A rather marbled topic, no?
About grilling, Piatti-Farnell rightly observes that “it finds its most common and well-known incarnation in the barbecue.” She captures an important cultural nuance in pointing out that, while many types of meat can be barbecued, “the propensity of Texans to prefer beef” is so strong that barbecue served in Texas is always assumed to be of the beef variety. Not surprisingly, a few weeks ago, Texas Monthly created and filled a new position of “barbecue editor”—which, it is not yet clear, may come with its own grill.
Beef has long had a variety of cultural associations, and Piatti-Farnell treats some of the more notable ones, including Rembrandt’s Carcass of Beef and Hogarth’s Gate of Calais, while also recording literary references in Shakespeare, Dickens, and Byron, among others. Piatti-Farnell is alert to more recent examples as well—including Lady Gaga’s “meat dress”—and she notes the longstanding advertising campaign of Chick-fil-A, in which three cows hold signs imploring humans to “Eat Mor Chikin.”

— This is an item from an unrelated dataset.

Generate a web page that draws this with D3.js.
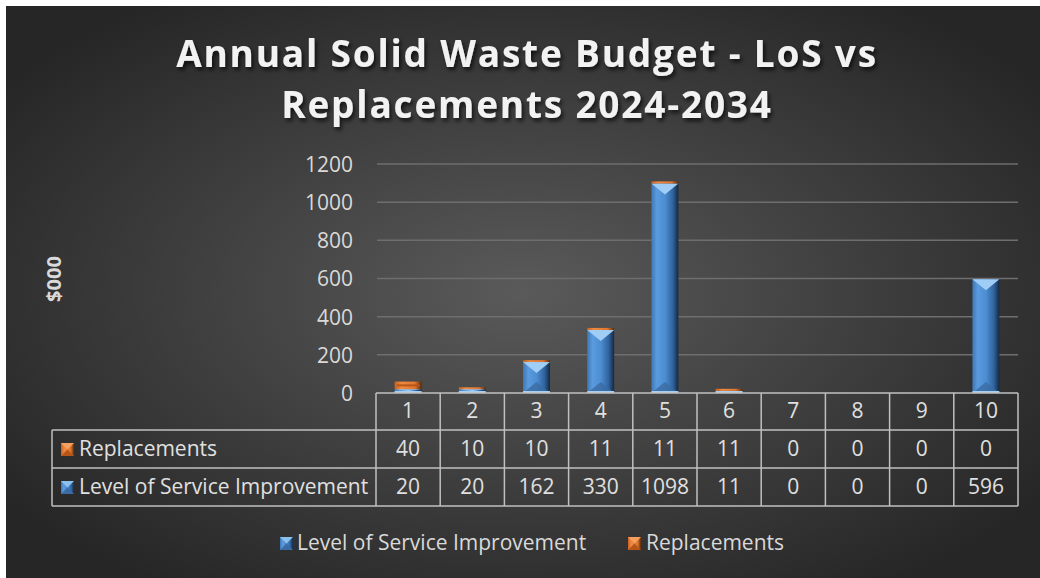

Then there is Wendy’s 1984 advertising campaign featuring the question “Where’s the Beef?”—which has probably been asked in thousands of contexts since it is a splendid way of questioning “the substance or quality of a product or idea.” Yet Piatti-Farnell misses its remarkable political resonance in the 1984 Democratic presidential primary. With Gary Hart rising in the polls, Walter Mondale told him in a debate that “when I hear your new ideas, I’m reminded of that ad, ‘Where’s the beef?’ ” Mondale’s line is generally credited with casting doubt on Hart’s “new ideas” and helping the ex-vice president earn his party’s nomination.
In the concluding chapter, “Beef Controversies,” Piatti-Farnell offers an even-handed treatment of issues involving the slaughter of cows, Mad Cow disease, the “rendering” of cow organs into cattle feed (now banned in the United States), and the use of artificial beef hormones. She also reports, skeptically, on environmental concerns about the beef industry.
As for recent health concerns about eating beef—which arise from consuming hamburgers, mostly sold at fast-food places—she implies that those worries would diminish if better-quality beef, and less-fattening cooking methods, were used by such eateries in making their burgers. (Hamburger, not incidentally, is one of the books in the edible series, which explains why the greatest of sandwiches makes only occasional appearances in Beef.)
Should you eat the meat? Piatti-Farnell’s answer is that lean beef consumed in small quantities is a “great health benefit,” providing “minerals and protein that are essential for a healthy diet.”
Terry Eastland is publisher of The Weekly Standard.